** Data block **
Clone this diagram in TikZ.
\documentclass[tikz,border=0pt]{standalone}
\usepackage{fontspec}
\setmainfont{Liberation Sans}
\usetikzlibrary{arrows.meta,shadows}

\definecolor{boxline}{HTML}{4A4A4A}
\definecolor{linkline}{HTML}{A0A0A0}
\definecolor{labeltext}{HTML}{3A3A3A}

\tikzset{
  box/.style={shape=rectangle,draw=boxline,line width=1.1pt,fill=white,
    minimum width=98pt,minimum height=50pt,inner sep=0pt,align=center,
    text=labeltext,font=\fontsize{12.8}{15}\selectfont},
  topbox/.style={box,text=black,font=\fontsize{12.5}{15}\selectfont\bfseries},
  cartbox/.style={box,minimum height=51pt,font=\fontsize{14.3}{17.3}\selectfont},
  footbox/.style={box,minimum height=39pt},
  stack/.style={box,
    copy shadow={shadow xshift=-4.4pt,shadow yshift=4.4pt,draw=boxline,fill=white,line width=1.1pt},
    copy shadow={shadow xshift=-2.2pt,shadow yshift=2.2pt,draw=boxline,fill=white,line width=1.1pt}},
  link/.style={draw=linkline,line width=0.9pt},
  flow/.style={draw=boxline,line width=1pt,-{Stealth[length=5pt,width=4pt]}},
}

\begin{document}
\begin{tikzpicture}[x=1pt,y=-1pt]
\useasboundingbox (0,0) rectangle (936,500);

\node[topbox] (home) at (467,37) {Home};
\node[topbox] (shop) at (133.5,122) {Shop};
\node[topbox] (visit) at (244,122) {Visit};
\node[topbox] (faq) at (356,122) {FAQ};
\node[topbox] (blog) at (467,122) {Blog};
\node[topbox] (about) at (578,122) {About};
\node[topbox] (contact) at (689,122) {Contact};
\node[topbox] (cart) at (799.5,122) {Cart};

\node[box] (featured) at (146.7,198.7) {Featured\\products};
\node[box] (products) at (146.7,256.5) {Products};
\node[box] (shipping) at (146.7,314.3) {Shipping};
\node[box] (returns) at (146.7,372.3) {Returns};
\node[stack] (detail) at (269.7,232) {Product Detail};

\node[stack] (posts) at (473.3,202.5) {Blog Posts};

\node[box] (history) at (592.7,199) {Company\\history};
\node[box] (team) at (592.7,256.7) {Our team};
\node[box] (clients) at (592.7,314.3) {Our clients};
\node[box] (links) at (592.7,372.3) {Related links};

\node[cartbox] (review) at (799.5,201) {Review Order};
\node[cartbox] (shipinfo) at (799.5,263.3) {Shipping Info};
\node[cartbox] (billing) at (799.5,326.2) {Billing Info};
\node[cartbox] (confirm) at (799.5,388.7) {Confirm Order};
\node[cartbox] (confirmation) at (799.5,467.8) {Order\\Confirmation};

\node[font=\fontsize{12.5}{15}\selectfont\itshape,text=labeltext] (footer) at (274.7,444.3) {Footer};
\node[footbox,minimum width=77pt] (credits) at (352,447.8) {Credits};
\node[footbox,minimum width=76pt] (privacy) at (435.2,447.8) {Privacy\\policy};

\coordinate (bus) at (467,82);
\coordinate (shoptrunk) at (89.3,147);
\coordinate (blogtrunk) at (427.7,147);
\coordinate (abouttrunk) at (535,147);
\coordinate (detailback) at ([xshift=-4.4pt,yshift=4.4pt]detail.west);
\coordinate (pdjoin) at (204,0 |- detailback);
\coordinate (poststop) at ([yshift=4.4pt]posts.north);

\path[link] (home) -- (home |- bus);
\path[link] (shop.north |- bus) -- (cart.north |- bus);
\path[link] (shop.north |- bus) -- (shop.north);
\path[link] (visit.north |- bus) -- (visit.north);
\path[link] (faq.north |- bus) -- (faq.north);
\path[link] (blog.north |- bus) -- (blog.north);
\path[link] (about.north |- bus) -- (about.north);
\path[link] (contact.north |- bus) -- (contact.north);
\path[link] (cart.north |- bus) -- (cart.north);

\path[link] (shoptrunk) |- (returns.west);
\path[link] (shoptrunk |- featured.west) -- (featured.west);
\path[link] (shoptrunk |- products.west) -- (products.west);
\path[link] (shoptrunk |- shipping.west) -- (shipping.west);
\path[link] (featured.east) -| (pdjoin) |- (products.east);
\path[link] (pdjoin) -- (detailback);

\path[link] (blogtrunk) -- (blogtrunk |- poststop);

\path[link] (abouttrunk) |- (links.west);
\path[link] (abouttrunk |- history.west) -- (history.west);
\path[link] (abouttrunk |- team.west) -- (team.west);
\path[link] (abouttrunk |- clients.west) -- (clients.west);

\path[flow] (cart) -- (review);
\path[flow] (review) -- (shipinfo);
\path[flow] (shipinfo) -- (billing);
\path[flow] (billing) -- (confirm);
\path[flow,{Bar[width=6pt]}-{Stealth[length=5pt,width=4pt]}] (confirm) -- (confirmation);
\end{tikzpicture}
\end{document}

** Problem statement **
Return the material exactly as it stands.

** Finished task **
Clone this diagram in TikZ.
\documentclass[tikz,border=0pt]{standalone}
\usepackage{fontspec}
\setmainfont{Liberation Sans}
\usetikzlibrary{arrows.meta,shadows}

\definecolor{boxline}{HTML}{4A4A4A}
\definecolor{linkline}{HTML}{A0A0A0}
\definecolor{labeltext}{HTML}{3A3A3A}

\tikzset{
  box/.style={shape=rectangle,draw=boxline,line width=1.1pt,fill=white,
    minimum width=98pt,minimum height=50pt,inner sep=0pt,align=center,
    text=labeltext,font=\fontsize{12.8}{15}\selectfont},
  topbox/.style={box,text=black,font=\fontsize{12.5}{15}\selectfont\bfseries},
  cartbox/.style={box,minimum height=51pt,font=\fontsize{14.3}{17.3}\selectfont},
  footbox/.style={box,minimum height=39pt},
  stack/.style={box,
    copy shadow={shadow xshift=-4.4pt,shadow yshift=4.4pt,draw=boxline,fill=white,line width=1.1pt},
    copy shadow={shadow xshift=-2.2pt,shadow yshift=2.2pt,draw=boxline,fill=white,line width=1.1pt}},
  link/.style={draw=linkline,line width=0.9pt},
  flow/.style={draw=boxline,line width=1pt,-{Stealth[length=5pt,width=4pt]}},
}

\begin{document}
\begin{tikzpicture}[x=1pt,y=-1pt]
\useasboundingbox (0,0) rectangle (936,500);

\node[topbox] (home) at (467,37) {Home};
\node[topbox] (shop) at (133.5,122) {Shop};
\node[topbox] (visit) at (244,122) {Visit};
\node[topbox] (faq) at (356,122) {FAQ};
\node[topbox] (blog) at (467,122) {Blog};
\node[topbox] (about) at (578,122) {About};
\node[topbox] (contact) at (689,122) {Contact};
\node[topbox] (cart) at (799.5,122) {Cart};

\node[box] (featured) at (146.7,198.7) {Featured\\products};
\node[box] (products) at (146.7,256.5) {Products};
\node[box] (shipping) at (146.7,314.3) {Shipping};
\node[box] (returns) at (146.7,372.3) {Returns};
\node[stack] (detail) at (269.7,232) {Product Detail};

\node[stack] (posts) at (473.3,202.5) {Blog Posts};

\node[box] (history) at (592.7,199) {Company\\history};
\node[box] (team) at (592.7,256.7) {Our team};
\node[box] (clients) at (592.7,314.3) {Our clients};
\node[box] (links) at (592.7,372.3) {Related links};

\node[cartbox] (review) at (799.5,201) {Review Order};
\node[cartbox] (shipinfo) at (799.5,263.3) {Shipping Info};
\node[cartbox] (billing) at (799.5,326.2) {Billing Info};
\node[cartbox] (confirm) at (799.5,388.7) {Confirm Order};
\node[cartbox] (confirmation) at (799.5,467.8) {Order\\Confirmation};

\node[font=\fontsize{12.5}{15}\selectfont\itshape,text=labeltext] (footer) at (274.7,444.3) {Footer};
\node[footbox,minimum width=77pt] (credits) at (352,447.8) {Credits};
\node[footbox,minimum width=76pt] (privacy) at (435.2,447.8) {Privacy\\policy};

\coordinate (bus) at (467,82);
\coordinate (shoptrunk) at (89.3,147);
\coordinate (blogtrunk) at (427.7,147);
\coordinate (abouttrunk) at (535,147);
\coordinate (detailback) at ([xshift=-4.4pt,yshift=4.4pt]detail.west);
\coordinate (pdjoin) at (204,0 |- detailback);
\coordinate (poststop) at ([yshift=4.4pt]posts.north);

\path[link] (home) -- (home |- bus);
\path[link] (shop.north |- bus) -- (cart.north |- bus);
\path[link] (shop.north |- bus) -- (shop.north);
\path[link] (visit.north |- bus) -- (visit.north);
\path[link] (faq.north |- bus) -- (faq.north);
\path[link] (blog.north |- bus) -- (blog.north);
\path[link] (about.north |- bus) -- (about.north);
\path[link] (contact.north |- bus) -- (contact.north);
\path[link] (cart.north |- bus) -- (cart.north);

\path[link] (shoptrunk) |- (returns.west);
\path[link] (shoptrunk |- featured.west) -- (featured.west);
\path[link] (shoptrunk |- products.west) -- (products.west);
\path[link] (shoptrunk |- shipping.west) -- (shipping.west);
\path[link] (featured.east) -| (pdjoin) |- (products.east);
\path[link] (pdjoin) -- (detailback);

\path[link] (blogtrunk) -- (blogtrunk |- poststop);

\path[link] (abouttrunk) |- (links.west);
\path[link] (abouttrunk |- history.west) -- (history.west);
\path[link] (abouttrunk |- team.west) -- (team.west);
\path[link] (abouttrunk |- clients.west) -- (clients.west);

\path[flow] (cart) -- (review);
\path[flow] (review) -- (shipinfo);
\path[flow] (shipinfo) -- (billing);
\path[flow] (billing) -- (confirm);
\path[flow,{Bar[width=6pt]}-{Stealth[length=5pt,width=4pt]}] (confirm) -- (confirmation);
\end{tikzpicture}
\end{document}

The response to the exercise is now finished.